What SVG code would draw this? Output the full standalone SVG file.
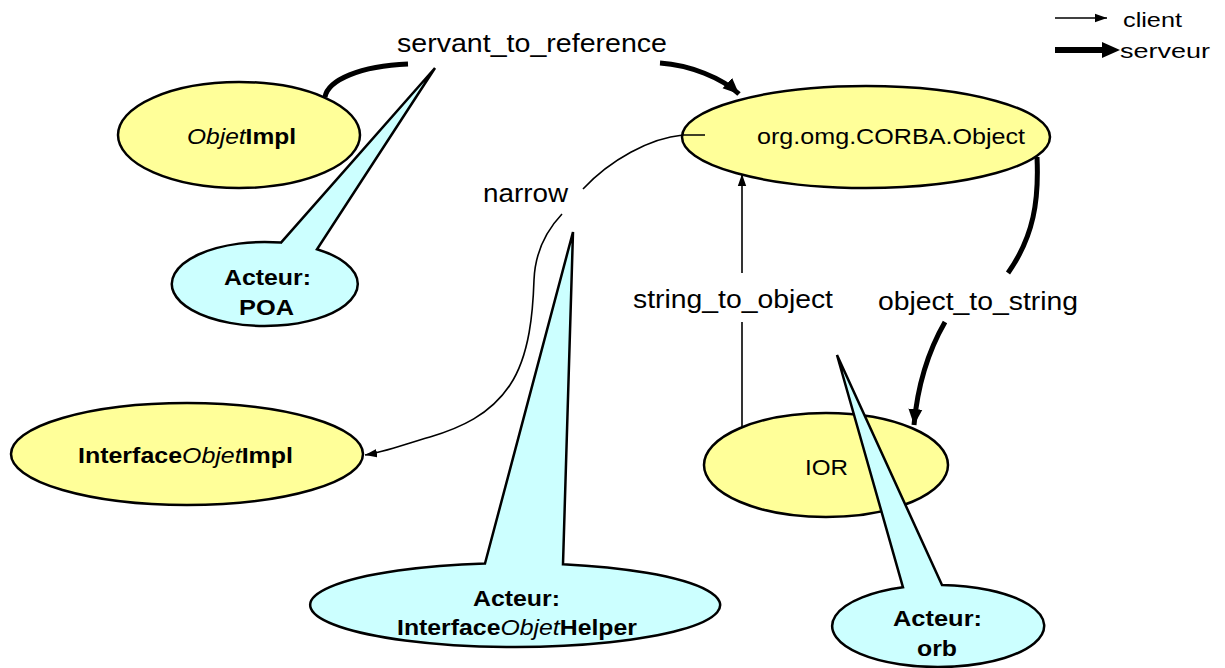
<svg xmlns="http://www.w3.org/2000/svg" width="1225" height="668" viewBox="0 0 1225 668">
<style>
  text { font-family: "Liberation Sans", Arial, sans-serif; fill: #000; }
  .lbl { font-size: 25px; }
  .nt { font-size: 22px; }
  .leg { font-size: 21px; }
  .b { font-weight: bold; }
  .i { font-style: italic; }
  .yel { fill: #FFFF99; stroke: #000; stroke-width: 2.5; }
  .cy { fill: #CCFFFF; stroke: #000; stroke-width: 2.5; stroke-linejoin: miter; }
  .thin { fill: none; stroke: #000; stroke-width: 1.6; }
  .thick { fill: none; stroke: #000; stroke-width: 5; stroke-linecap: butt; }
</style>
<defs>
  <marker id="ahThin" markerUnits="userSpaceOnUse" markerWidth="14" markerHeight="10" refX="12" refY="5" orient="auto">
    <path d="M0,0.8 L12,5 L0,9.2 Z" fill="#000"/>
  </marker>
  <marker id="ahThick" markerUnits="userSpaceOnUse" markerWidth="18" markerHeight="16" refX="16" refY="8" orient="auto">
    <path d="M0,1 L16,8 L0,15 Z" fill="#000"/>
  </marker>
</defs>

<g id="node-objetimpl">
  <ellipse class="yel" cx="239" cy="135" rx="121" ry="53"/>
  <text class="nt" x="187" y="144" textLength="109" lengthAdjust="spacingAndGlyphs"><tspan class="i">Objet</tspan><tspan class="b">Impl</tspan></text>
</g>

<g id="node-poa">
  <path class="cy" d="M281,242.6 L435,68 L317,249.2 A93,42 0 1 1 281,242.6 Z"/>
  <text class="nt b" x="224" y="285" textLength="87" lengthAdjust="spacingAndGlyphs">Acteur:</text>
  <text class="nt b" x="239" y="315" textLength="55" lengthAdjust="spacingAndGlyphs">POA</text>
</g>

<g id="node-corba-object">
  <ellipse class="yel" cx="866" cy="137" rx="184" ry="51"/>
  <text class="nt" x="757" y="144" textLength="268" lengthAdjust="spacingAndGlyphs">org.omg.CORBA.Object</text>
</g>

<g id="node-interfaceobjetimpl">
  <ellipse class="yel" cx="187" cy="454" rx="176" ry="51"/>
  <text class="nt" x="78" y="463" textLength="215" lengthAdjust="spacingAndGlyphs"><tspan class="b">Interface</tspan><tspan class="i">Objet</tspan><tspan class="b">Impl</tspan></text>
</g>

<g id="node-helper">
  <path class="cy" d="M485,563.5 L573,232 L563,564.2 A205,42 0 1 1 485,563.5 Z"/>
  <text class="nt b" x="473" y="606" textLength="87" lengthAdjust="spacingAndGlyphs">Acteur:</text>
  <text class="nt" x="397" y="635" textLength="240" lengthAdjust="spacingAndGlyphs"><tspan class="b">Interface</tspan><tspan class="i">Objet</tspan><tspan class="b">Helper</tspan></text>
</g>

<g id="node-ior">
  <ellipse class="yel" cx="826" cy="465" rx="122" ry="52"/>
  <text class="nt" x="805" y="475" textLength="43" lengthAdjust="spacingAndGlyphs">IOR</text>
</g>

<g id="node-orb">
  <path class="cy" d="M903,587.3 L837,355 L942,585 A106,41 0 1 1 903,587.3 Z"/>
  <text class="nt b" x="893" y="626" textLength="89" lengthAdjust="spacingAndGlyphs">Acteur:</text>
  <text class="nt b" x="917" y="656" textLength="40" lengthAdjust="spacingAndGlyphs">orb</text>
</g>

<g id="connectors">
  <!-- servant_to_reference (serveur) -->
  <path class="thick" d="M325,97 C328,80 360,66 408,64"/>
  <path class="thick" d="M660,63 C690,65 722,78 739,94" marker-end="url(#ahThick)"/>
  <text class="lbl" x="397" y="52" textLength="270" lengthAdjust="spacingAndGlyphs">servant_to_reference</text>

  <!-- narrow (client) -->
  <path class="thin" d="M705,135 L683,135 C650,138 610,160 583,189"/>
  <path class="thin" d="M562,214 C545,232 535,255 534,280 C533,310 530,355 510,385 C490,415 460,428 430,437 C405,444 385,452 365,455" marker-end="url(#ahThin)"/>
  <text class="lbl" x="483" y="202" textLength="85" lengthAdjust="spacingAndGlyphs">narrow</text>

  <!-- string_to_object (client) -->
  <path class="thin" d="M742,427 L742,322"/>
  <path class="thin" d="M742,273 L742,174" marker-end="url(#ahThin)"/>
  <text class="lbl" x="633" y="308" textLength="200" lengthAdjust="spacingAndGlyphs">string_to_object</text>

  <!-- object_to_string (serveur) -->
  <path class="thick" d="M1037,157 C1039,200 1034,236 1008,273"/>
  <path class="thick" d="M945,322 C930,348 918,380 914,425" marker-end="url(#ahThick)"/>
  <text class="lbl" x="878" y="310" textLength="200" lengthAdjust="spacingAndGlyphs">object_to_string</text>
</g>

<g id="legend">
  <path class="thin" d="M1055,18 L1107,18" marker-end="url(#ahThin)"/>
  <text class="leg" x="1123" y="27" textLength="59" lengthAdjust="spacingAndGlyphs">client</text>
  <path d="M1055,50 L1105,50" stroke="#000" stroke-width="6" fill="none"/>
  <path d="M1102,42 L1120,50 L1102,58 Z" fill="#000"/>
  <text class="leg" x="1120" y="58" textLength="90" lengthAdjust="spacingAndGlyphs">serveur</text>
</g>
</svg>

****

## Exercise description
Quote every line word for word and keep the images out of the copy.

## Solved problem
What SVG code would draw this? Output the full standalone SVG file.
<svg xmlns="http://www.w3.org/2000/svg" width="1225" height="668" viewBox="0 0 1225 668">
<style>
  text { font-family: "Liberation Sans", Arial, sans-serif; fill: #000; }
  .lbl { font-size: 25px; }
  .nt { font-size: 22px; }
  .leg { font-size: 21px; }
  .b { font-weight: bold; }
  .i { font-style: italic; }
  .yel { fill: #FFFF99; stroke: #000; stroke-width: 2.5; }
  .cy { fill: #CCFFFF; stroke: #000; stroke-width: 2.5; stroke-linejoin: miter; }
  .thin { fill: none; stroke: #000; stroke-width: 1.6; }
  .thick { fill: none; stroke: #000; stroke-width: 5; stroke-linecap: butt; }
</style>
<defs>
  <marker id="ahThin" markerUnits="userSpaceOnUse" markerWidth="14" markerHeight="10" refX="12" refY="5" orient="auto">
    <path d="M0,0.8 L12,5 L0,9.2 Z" fill="#000"/>
  </marker>
  <marker id="ahThick" markerUnits="userSpaceOnUse" markerWidth="18" markerHeight="16" refX="16" refY="8" orient="auto">
    <path d="M0,1 L16,8 L0,15 Z" fill="#000"/>
  </marker>
</defs>

<g id="node-objetimpl">
  <ellipse class="yel" cx="239" cy="135" rx="121" ry="53"/>
  <text class="nt" x="187" y="144" textLength="109" lengthAdjust="spacingAndGlyphs"><tspan class="i">Objet</tspan><tspan class="b">Impl</tspan></text>
</g>

<g id="node-poa">
  <path class="cy" d="M281,242.6 L435,68 L317,249.2 A93,42 0 1 1 281,242.6 Z"/>
  <text class="nt b" x="224" y="285" textLength="87" lengthAdjust="spacingAndGlyphs">Acteur:</text>
  <text class="nt b" x="239" y="315" textLength="55" lengthAdjust="spacingAndGlyphs">POA</text>
</g>

<g id="node-corba-object">
  <ellipse class="yel" cx="866" cy="137" rx="184" ry="51"/>
  <text class="nt" x="757" y="144" textLength="268" lengthAdjust="spacingAndGlyphs">org.omg.CORBA.Object</text>
</g>

<g id="node-interfaceobjetimpl">
  <ellipse class="yel" cx="187" cy="454" rx="176" ry="51"/>
  <text class="nt" x="78" y="463" textLength="215" lengthAdjust="spacingAndGlyphs"><tspan class="b">Interface</tspan><tspan class="i">Objet</tspan><tspan class="b">Impl</tspan></text>
</g>

<g id="node-helper">
  <path class="cy" d="M485,563.5 L573,232 L563,564.2 A205,42 0 1 1 485,563.5 Z"/>
  <text class="nt b" x="473" y="606" textLength="87" lengthAdjust="spacingAndGlyphs">Acteur:</text>
  <text class="nt" x="397" y="635" textLength="240" lengthAdjust="spacingAndGlyphs"><tspan class="b">Interface</tspan><tspan class="i">Objet</tspan><tspan class="b">Helper</tspan></text>
</g>

<g id="node-ior">
  <ellipse class="yel" cx="826" cy="465" rx="122" ry="52"/>
  <text class="nt" x="805" y="475" textLength="43" lengthAdjust="spacingAndGlyphs">IOR</text>
</g>

<g id="node-orb">
  <path class="cy" d="M903,587.3 L837,355 L942,585 A106,41 0 1 1 903,587.3 Z"/>
  <text class="nt b" x="893" y="626" textLength="89" lengthAdjust="spacingAndGlyphs">Acteur:</text>
  <text class="nt b" x="917" y="656" textLength="40" lengthAdjust="spacingAndGlyphs">orb</text>
</g>

<g id="connectors">
  <!-- servant_to_reference (serveur) -->
  <path class="thick" d="M325,97 C328,80 360,66 408,64"/>
  <path class="thick" d="M660,63 C690,65 722,78 739,94" marker-end="url(#ahThick)"/>
  <text class="lbl" x="397" y="52" textLength="270" lengthAdjust="spacingAndGlyphs">servant_to_reference</text>

  <!-- narrow (client) -->
  <path class="thin" d="M705,135 L683,135 C650,138 610,160 583,189"/>
  <path class="thin" d="M562,214 C545,232 535,255 534,280 C533,310 530,355 510,385 C490,415 460,428 430,437 C405,444 385,452 365,455" marker-end="url(#ahThin)"/>
  <text class="lbl" x="483" y="202" textLength="85" lengthAdjust="spacingAndGlyphs">narrow</text>

  <!-- string_to_object (client) -->
  <path class="thin" d="M742,427 L742,322"/>
  <path class="thin" d="M742,273 L742,174" marker-end="url(#ahThin)"/>
  <text class="lbl" x="633" y="308" textLength="200" lengthAdjust="spacingAndGlyphs">string_to_object</text>

  <!-- object_to_string (serveur) -->
  <path class="thick" d="M1037,157 C1039,200 1034,236 1008,273"/>
  <path class="thick" d="M945,322 C930,348 918,380 914,425" marker-end="url(#ahThick)"/>
  <text class="lbl" x="878" y="310" textLength="200" lengthAdjust="spacingAndGlyphs">object_to_string</text>
</g>

<g id="legend">
  <path class="thin" d="M1055,18 L1107,18" marker-end="url(#ahThin)"/>
  <text class="leg" x="1123" y="27" textLength="59" lengthAdjust="spacingAndGlyphs">client</text>
  <path d="M1055,50 L1105,50" stroke="#000" stroke-width="6" fill="none"/>
  <path d="M1102,42 L1120,50 L1102,58 Z" fill="#000"/>
  <text class="leg" x="1120" y="58" textLength="90" lengthAdjust="spacingAndGlyphs">serveur</text>
</g>
</svg>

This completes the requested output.